It’s nothing new that people from different parts of the country speak in a different way. In fact, the differences in Welsh dialects and their areas of origin were broken down more than 100 years ago.
In 1913, J. Morris-Jones divided Wales into four distinct dialect areas.
They are categorised as follows:
Gwyndodeg – north-west Wales
Powyseg – northern mid Wales and north-east Wales
Dyfedeg – south-west Wales
Gwenhwyseg – south-east Wales
Further to this, part of Dyfedeg is also known as ‘Iaith Sir Benfro’ which has been categorised because, according to author Ceri Jones, “it contains a sufficient number of unique, distinctive features to justify inclusion here as a separate dialect in its own right”.
So what is the major differences between these five areas of Wales?
In the north of Wales, in the Gwyndodeg area, if you spotted a fox in your back garden, you’d probably call it a “llwynog”.
This would also be the case further south, in the Powyseg area.
However, in the other three regions that cover south, south-west and south-east Wales, a Welsh speaker would refer to the animal as “cadno”.
This table gives further examples (sourced from Dweud Eich Dweud by Ceri Jones).
It’s clear that, despite there being differences within different parts of Wales, the biggest change does come between north and south.
But it also shows it’s possible to have five different Welsh words for the same thing, and the use of each is fully dependant on where you live or where you learnt the language.
Take the pretty innocuous English word “hedge”. In Welsh, there are five different ways to describe the fairly mundane object, depending on where you are.
In north Wales, the word “gwrych” is used (which can be lengthened to “gwrychyn” in Anglesey). Further south, in the Powyseg region, the word “shetin” is used. To the west in the Dyfedeg area, the word for hedge is “clawdd”, and in Sir Benfro that is shortened to “claw”. In the south-east, in the Gwenhwyseg area, it’s “perth”.
Here’s another example: in north-west Wales, you’d use the word “hogyn” for boy (or lad). But in north-east Wales and a little further south that might change to “côg”. Across south Wales, that would be “bachgen” (or, less formally, “crwt”) but in Iaith Sir Benfro that would be “rhocyn”.
Dr Rees believes dialect areas are actually becoming less rigid, due to modern patterns like relocating for work or family reasons.
“Recent socio-linguistic studies have shown that the concept of social networks can play an important role in the dialect that we use,” he said.
“In the past you had Welsh speakers that tended to stay in their area for most of their lives. However, what we see now is that we have more Welsh speakers who will leave their local area so their networks are more likely to include speakers from other parts of the country.
“The main dialect borders between north and south are still very strong but you can still find more local dialects too – a recent pilot study on Pembrokeshire Welsh found that pupils in schools are still embracing some of the most well-known dialect features of this area, but that other local characteristics are being replaced by features found over a wider region.”
‘Regional dialects have been neglected’
Would a language be stronger if it only had one strand? What if everyone spoke “the same Welsh”?

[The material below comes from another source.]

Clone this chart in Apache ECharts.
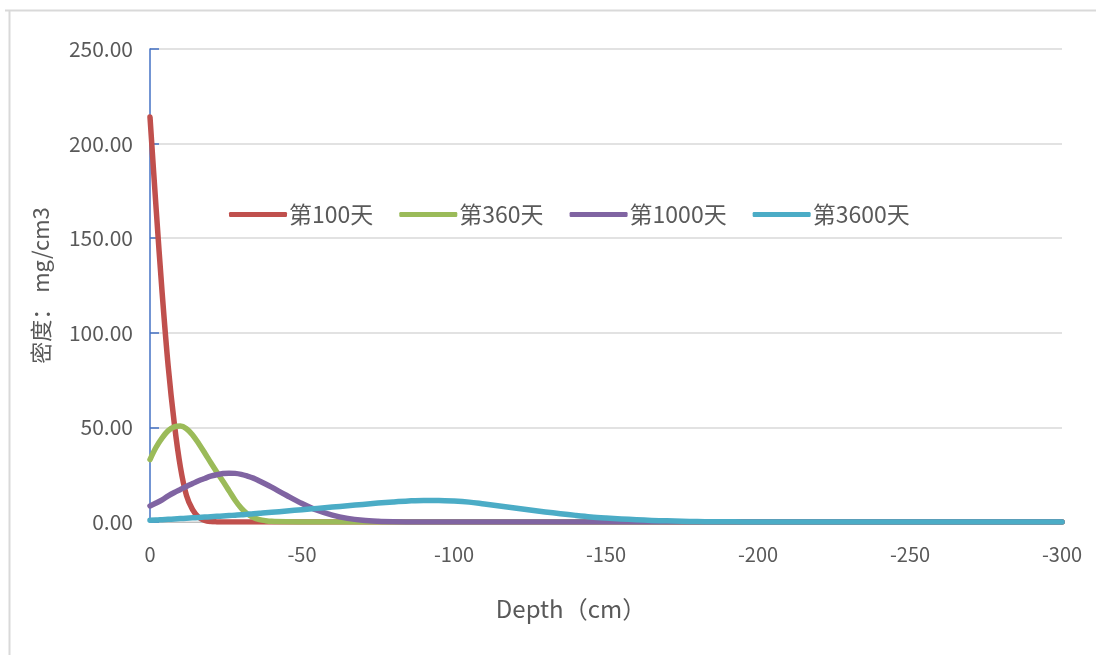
<!DOCTYPE html>
<html>
<head>
<meta charset="utf-8">
<script src="https://cdn.jsdelivr.net/npm/echarts@6/dist/echarts.min.js"></script>
<style>html,body{margin:0;padding:0;background:#fff;}#c{width:1096px;height:655px;}</style>
</head>
<body>
<div id="c"></div>
<script>
const depths = [0,2,4,6,8,10,12,14,16,18,20,22,24,26,28,30,32,34,36,38,40,
  45,50,55,60,65,70,75,80,85,90,95,100,105,110,115,120,125,130,135,140,145,150,155,160,165,170,175,180,185,190,195,200,
  205,210,215,220,225,230,235,240,245,250,255,260,265,270,275,280,285,290,295,300];
const seriesNames = ['第100天','第360天','第1000天','第3600天'];
const day100 = [214,166,121,82,52,29,14,6.5,2.5,0.8,0.2,0.05,0,0,0,0,0,0,0,0,0,
  0,0,0,0,0,0,0,0,0,0,0,0,0,0,0,0,0,0,0,0,0,0,0,0,0,0,0,0,0,0,0,0,
  0,0,0,0,0,0,0,0,0,0,0,0,0,0,0,0,0,0,0,0];
const day360 = [33,39.5,44.5,48.3,50.3,50.7,49.3,46,41.5,36.5,31.3,26.3,21.5,16.5,11.5,7.3,4.3,2.4,1.3,0.7,0.35,
  0.1,0.03,0,0,0,0,0,0,0,0,0,0,0,0,0,0,0,0,0,0,0,0,0,0,0,0,0,0,0,0,0,0,
  0,0,0,0,0,0,0,0,0,0,0,0,0,0,0,0,0,0,0,0];
const day1000 = [8.5,10,11.7,13.8,15.6,17.2,18.8,20.3,21.8,23,24.2,25,25.6,25.8,25.7,25.2,24.3,23.2,21.7,20.1,18.4,
  14,9.8,6.2,3.6,1.9,0.9,0.4,0.15,0.05,0,0,0,0,0,0,0,0,0,0,0,0,0,0,0,0,0,0,0,0,0,0,0,
  0,0,0,0,0,0,0,0,0,0,0,0,0,0,0,0,0,0,0,0];
const day3600 = [0.9,1.0,1.2,1.4,1.6,1.8,2.0,2.2,2.4,2.6,2.8,3.0,3.2,3.4,3.6,3.8,4.1,4.4,4.6,4.9,5.1,
  5.8,6.5,7.2,7.9,8.6,9.3,10,10.6,11.1,11.4,11.4,11.1,10.5,9.5,8.5,7.4,6.3,5.3,4.4,3.5,2.7,2.1,1.6,1.2,0.85,0.6,0.4,0.25,0.15,0.1,0.06,0.03,
  0.01,0,0,0,0,0,0,0,0,0,0,0,0,0,0,0,0,0,0,0];
const colors = ['#C0504D','#9BBB59','#8064A2','#4BACC6'];
const allValues = [day100, day360, day1000, day3600];
const FONT = '"Noto Sans CJK SC", "Noto Sans", sans-serif';

const chart = echarts.init(document.getElementById('c'));
chart.setOption({
  animation: false,
  backgroundColor: '#fff',
  graphic: [
    {type:'line', shape:{x1:5,y1:10.5,x2:1096,y2:10.5}, style:{stroke:'#d9d9d9', lineWidth:2}},
    {type:'line', shape:{x1:9.5,y1:10,x2:9.5,y2:655}, style:{stroke:'#d9d9d9', lineWidth:2}}
  ],
  grid: {left:150, right:34, top:49, bottom:133, containLabel:false},
  legend: {
    left: 224, top: 198,
    icon: 'roundRect', itemWidth: 58, itemHeight: 5, itemGap: 26,
    textStyle: {fontSize: 23, color: '#595959', fontFamily: FONT, padding:[0,0,0,-3]},
    data: seriesNames
  },
  xAxis: {
    type: 'value', min: -300, max: 0, interval: 50, inverse: true,
    name: 'Depth（cm）', nameLocation: 'middle', nameGap: 75,
    nameTextStyle: {fontSize: 24, color: '#595959', fontFamily: FONT, padding:[0,70,0,0]},
    axisLine: {show: true, lineStyle: {color: '#bfbfbf', width: 1}},
    axisTick: {show: false},
    axisLabel: {fontSize: 20, color: '#595959', fontFamily: FONT, margin: 22},
    splitLine: {show: false}
  },
  yAxis: {
    type: 'value', min: 0, max: 250, interval: 50,
    name: '密度： mg/cm3', nameLocation: 'middle', nameGap: 98, nameRotate: 90,
    nameTextStyle: {fontSize: 22, color: '#595959', fontFamily: FONT},
    axisLine: {show: true, lineStyle: {color: '#4472C4', width: 1.5}},
    axisTick: {show: true, inside: true, length: 9, lineStyle: {color: '#4472C4', width: 1.5}},
    axisLabel: {fontSize: 21, color: '#595959', fontFamily: FONT, margin: 17,
      formatter: v => v.toFixed(2)},
    splitLine: {show: true, lineStyle: {color: '#d9d9d9', width: 1.5}}
  },
  series: seriesNames.map((n, i) => ({
    name: n, type: 'line', smooth: 0.35, showSymbol: false, symbol: 'none',
    color: colors[i],
    lineStyle: {width: 5.5, color: colors[i], cap: 'round', join: 'round'},
    data: depths.map((d, k) => [-d, allValues[i][k]])
  }))
});
</script>
</body>
</html>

Nearly 900,000 people speaking in total unison could solidify their spoken words so that they become even more prevalent in modern life. If you hear something over and over again, you tend to learn it and use it. Is it possible that the variation in the Welsh language prohibits, or at least dissuades, some people from learning Welsh?
Dr Rees says the opposite is true, and that variation and a sense of tribal belonging can only harness the power of the Welsh language and breathe more fire into it.

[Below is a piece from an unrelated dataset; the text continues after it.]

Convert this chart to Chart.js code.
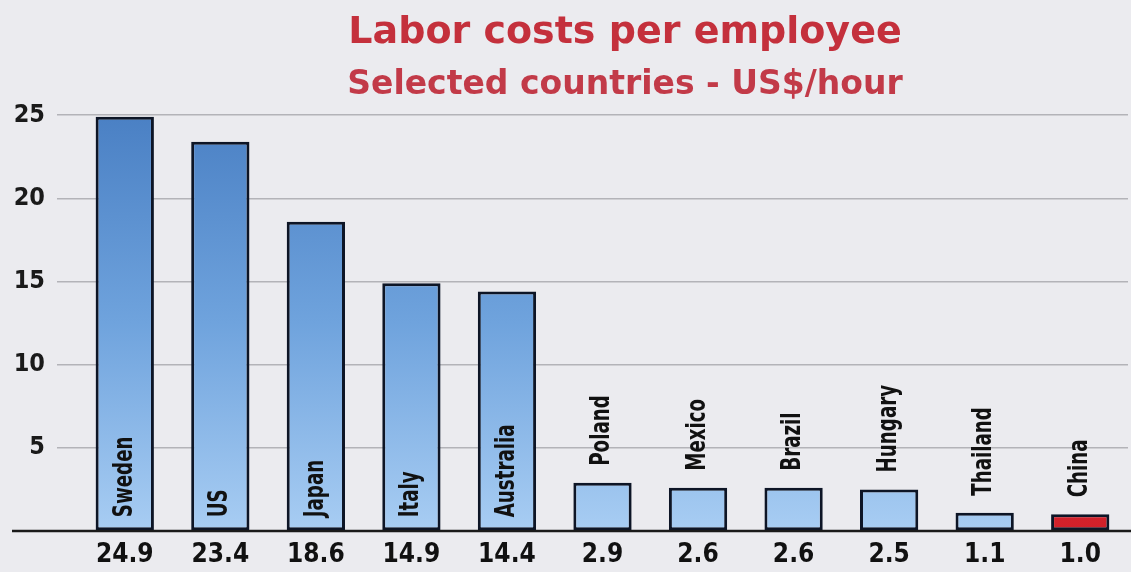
<!DOCTYPE html>
<html>
<head>
<meta charset="utf-8">
<script src="https://cdn.jsdelivr.net/npm/chart.js@4"></script>
<style>
  body { margin: 0; background: #ebebef; }
  #wrap { width: 1131px; height: 572px; }
</style>
</head>
<body>
<div id="wrap"><canvas id="chart" width="1131" height="572"></canvas></div>
<script>
const countries = ["Sweden", "US", "Japan", "Italy", "Australia", "Poland", "Mexico", "Brazil", "Hungary", "Thailand", "China"];
const costs = [24.9, 23.4, 18.6, 14.9, 14.4, 2.9, 2.6, 2.6, 2.5, 1.1, 1.0];
const costLabels = ["24.9", "23.4", "18.6", "14.9", "14.4", "2.9", "2.6", "2.6", "2.5", "1.1", "1.0"];
const yTicks = [0, 5, 10, 15, 20, 25];
const titleText = "Labor costs per employee";
const subtitleText = "Selected countries - US$/hour";

const numFont = "'DejaVu Sans Condensed', 'DejaVu Sans', sans-serif";

function barFill(ctx) {
  const area = ctx.chart.chartArea;
  if (!area) return "#6fa3dd";
  const g = ctx.chart.ctx.createLinearGradient(0, area.top, 0, area.bottom);
  if (countries[ctx.dataIndex] === "China") {
    g.addColorStop(0, "#e84848");
    g.addColorStop(1, "#d0202a");
  } else {
    g.addColorStop(0, "#4a80c4");
    g.addColorStop(0.5, "#6fa3dd");
    g.addColorStop(1, "#a8cdf3");
  }
  return g;
}

// country names, rotated and squeezed, inside tall bars or above short ones
const nameLabels = {
  id: "nameLabels",
  afterDatasetsDraw(chart) {
    const c = chart.ctx;
    const squeeze = 0.78;
    c.save();
    c.font = "bold 26px " + numFont;
    c.fillStyle = "#111";
    c.textBaseline = "middle";
    c.textAlign = "left";
    chart.getDatasetMeta(0).data.forEach((bar, i) => {
      const txt = countries[i];
      const w = c.measureText(txt).width * squeeze;
      const h = bar.base - bar.y;
      const start = h > w + 24 ? bar.base - 13 : bar.y - 17;
      c.save();
      c.translate(bar.x, start);
      c.rotate(-Math.PI / 2);
      c.scale(squeeze, 1);
      c.fillText(txt, 0, 0);
      c.restore();
    });
    c.restore();
  }
};

// long baseline under the whole chart, and title nudged right
const baseLine = {
  id: "baseLine",
  afterLayout(chart) {
    chart.boxes.forEach(b => {
      if (b.options && (b.options.text === titleText || b.options.text === subtitleText)) {
        b.left += 110;
      }
    });
  },
  afterDatasetsDraw(chart) {
    const c = chart.ctx;
    const y = chart.scales.y.getPixelForValue(0);
    c.save();
    c.strokeStyle = "#1a1a1a";
    c.lineWidth = 2.5;
    c.beginPath();
    c.moveTo(12, y);
    c.lineTo(chart.width, y);
    c.stroke();
    c.restore();
  }
};

new Chart(document.getElementById("chart"), {
  type: "bar",
  data: {
    labels: countries,
    datasets: [{
      data: costs,
      backgroundColor: barFill,
      borderColor: "#0d1526",
      borderWidth: 3,
      borderSkipped: false,
      barPercentage: 0.61,
      categoryPercentage: 1
    }]
  },
  options: {
    responsive: false,
    animation: false,
    layout: { padding: { left: 12, right: 3, top: 0, bottom: 0 } },
    plugins: {
      legend: { display: false },
      tooltip: { enabled: false },
      title: {
        display: true,
        text: titleText,
        color: "#c4303c",
        font: { family: "'DejaVu Sans', sans-serif", size: 38, weight: "bold" },
        padding: { top: 10, bottom: 4 }
      },
      subtitle: {
        display: true,
        text: subtitleText,
        color: "#c23a48",
        font: { family: "'DejaVu Sans', sans-serif", size: 33, weight: "bold" },
        padding: { top: 6, bottom: 10 }
      }
    },
    scales: {
      x: {
        grid: { display: false },
        border: { display: false },
        afterFit: s => { s.height = 41; },
        ticks: {
          color: "#111",
          padding: 1,
          font: { family: numFont, size: 26, weight: "bold" },
          callback: (v, i) => costLabels[i]
        }
      },
      y: {
        min: 0,
        max: 25,
        afterBuildTicks: s => { s.ticks = yTicks.map(v => ({ value: v })); },
        afterFit: s => { s.width = 65; },
        grid: { color: "#b3b3b8", lineWidth: 1.5, tickLength: 20 },
        border: { display: false },
        ticks: {
          color: "#1a1a1a",
          padding: 12,
          font: { family: numFont, size: 25, weight: "bold" },
          callback: v => v === 0 ? "" : v
        }
      }
    }
  },
  plugins: [nameLabels, baseLine]
});
</script>
</body>
</html>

After all, the Welsh Government has set a target of having one million Welsh speakers in 32 years time. The strength of dialects will play a key role in whether or not that milestone is reached, according to Dr Rees.
“I find that people who are genuinely proud of their dialect are more likely to speak Welsh and be passionate about it,” he said.
“The main problem in Wales, I think, is that a lot of speakers are not confident in their language.
“I think schools and the national curriculum could do more to raise awareness of the fascinating diversity that we have in Welsh – to make young people realise that their dialects are completely valid, and that the standard language is just one variety of Welsh which is useful for some contexts, but not essential for every conversation.
“I would also like to see more use of the different dialects in the teaching of grammar and literature. If people became more aware of dialect differences in Welsh, including the new varieties emerging in Welsh-medium schools, it could definitely increase their confidence. Of course, increasing speakers’ confidence in Welsh is essential if the Welsh Government wants to achieve their target of one million speakers by 2050.
“I think it’s fair to say that regional dialects have been neglected by the education system in Wales. If there was more emphasis on this then pupils would be more interested in their own dialects and how they differ from other varieties.
“Having different forms of Welsh is certainly a positive thing for the future of the Welsh language, and more needs be done to celebrate this diversity.”
In his 2001 book, Dweud Eich Dweud, Ceri Jones argues “it is important that dialect differences are not overstressed”.
He goes on to say: “All spoken varieties of Welsh are variations of the same basic core, and the difference between the spoken Welsh of north and south Wales is generally akin, for example, to the difference between the spoken English of England and the United States.
“Certain forms of pronunciation, words, phrases and sayings may differ but they are still part of the same language.”
I say “nawr”, you say “rwan”. I say “llaeth”, you say “llefrith”. Ond, yn y diwedd, ry’n ni gyd yn siarad Cymraeg.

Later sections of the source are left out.